§ INFORMATION SUPPLIED:
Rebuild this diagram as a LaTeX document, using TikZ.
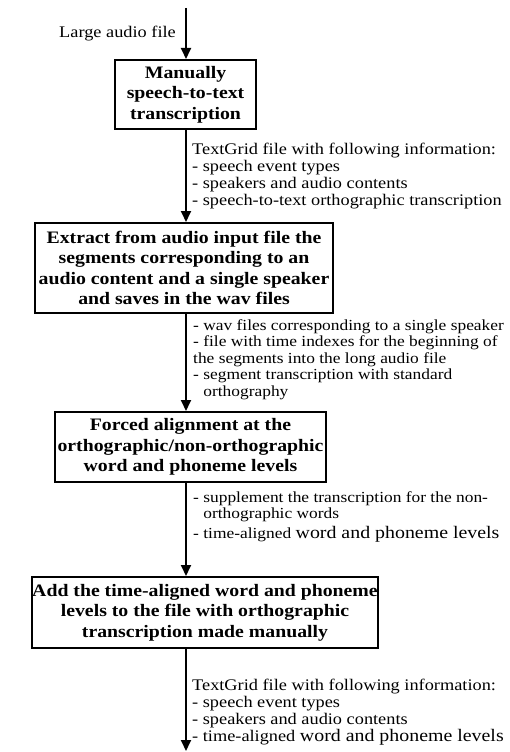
\documentclass[tikz,border=0pt]{standalone}
\usepackage{fontspec}
\setmainfont{Liberation Serif}[FakeStretch=1.13]
\usetikzlibrary{arrows.meta}

\newcommand\wordlevels{{\fontsize{17.6}{17}\selectfont word and phoneme levels}}

\begin{document}
\begin{tikzpicture}[x=1pt,y=-1pt,
  stage/.style={draw, line width=2pt, align=center, inner sep=0pt,
    font=\fontsize{17.5}{20.5}\selectfont\bfseries},
  note/.style={anchor=north west, align=left, inner sep=0pt,
    font=\fontsize{16.2}{17}\selectfont},
  smallnote/.style={note, font=\fontsize{15.4}{16.6}\selectfont},
  flow/.style={line width=1.8pt, -{Triangle[width=10pt,length=11pt]}}
]
\useasboundingbox (0,0) rectangle (510,752);

% processing stages
\node[stage, minimum width=141pt, minimum height=69pt] (s1) at (185.5,94.5)
  {Manually\\speech-to-text\\transcription};
\node[stage, minimum width=298pt, minimum height=90pt] (s2) at (184,268)
  {Extract from audio input file the\\segments corresponding to an\\audio content and a single speaker\\and saves in the wav files};
\node[stage, minimum width=271pt, minimum height=70pt] (s3) at (190.5,447)
  {Forced alignment at the\\orthographic/non-orthographic\\word and phoneme levels};
\node[stage, minimum width=316pt, minimum height=71pt] (s4) at (205,612.5)
  {Add the time-aligned word and phoneme\\levels to the file with orthographic\\transcription made manually};

% vertical spine of the flow and its free ends
\coordinate (spine) at (186,0);
\coordinate (in) at (186,8);
\coordinate (out) at (186,751);

\draw[flow] (in) -- (s1.north -| spine);
\draw[flow] (s1.south -| spine) -- (s2.north -| spine);
\draw[flow] (s2.south -| spine) -- (s3.north -| spine);
\draw[flow] (s3.south -| spine) -- (s4.north -| spine);
\draw[flow] (s4.south -| spine) -- (out);

% labels of the data passed between stages
\node[note, anchor=east] (lin) at (176,34) {Large audio file};
\node[note] (n1) at (192,142.5)
  {TextGrid file with following information:\\
   - speech event types\\
   - speakers and audio contents\\
   - speech-to-text orthographic transcription};
\node[smallnote] (n2) at (193,319)
  {- wav files corresponding to a single speaker\\
   - file with time indexes for the beginning of\\
   the segments into the long audio file\\
   - segment transcription with standard\\
   \phantom{- }orthography};
\node[smallnote] (n3) at (193,491)
  {- supplement the transcription for the non-\\
   \phantom{- }orthographic words\\[3.5pt]
   - time-aligned \wordlevels};
\node[note] (n4) at (192,678.5)
  {TextGrid file with following information:\\
   - speech event types\\
   - speakers and audio contents\\
   - time-aligned \wordlevels};
\end{tikzpicture}
\end{document}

§ WHAT IS NEEDED:
Copy nothing but the lines from the top of the data down to the line containing "(0,0) rectangle (510,752);", and leave the pictures out.

§ RESPONSE TO THIS EXERCISE:
Rebuild this diagram as a LaTeX document, using TikZ.
\documentclass[tikz,border=0pt]{standalone}
\usepackage{fontspec}
\setmainfont{Liberation Serif}[FakeStretch=1.13]
\usetikzlibrary{arrows.meta}

\newcommand\wordlevels{{\fontsize{17.6}{17}\selectfont word and phoneme levels}}

\begin{document}
\begin{tikzpicture}[x=1pt,y=-1pt,
  stage/.style={draw, line width=2pt, align=center, inner sep=0pt,
    font=\fontsize{17.5}{20.5}\selectfont\bfseries},
  note/.style={anchor=north west, align=left, inner sep=0pt,
    font=\fontsize{16.2}{17}\selectfont},
  smallnote/.style={note, font=\fontsize{15.4}{16.6}\selectfont},
  flow/.style={line width=1.8pt, -{Triangle[width=10pt,length=11pt]}}
]
\useasboundingbox (0,0) rectangle (510,752);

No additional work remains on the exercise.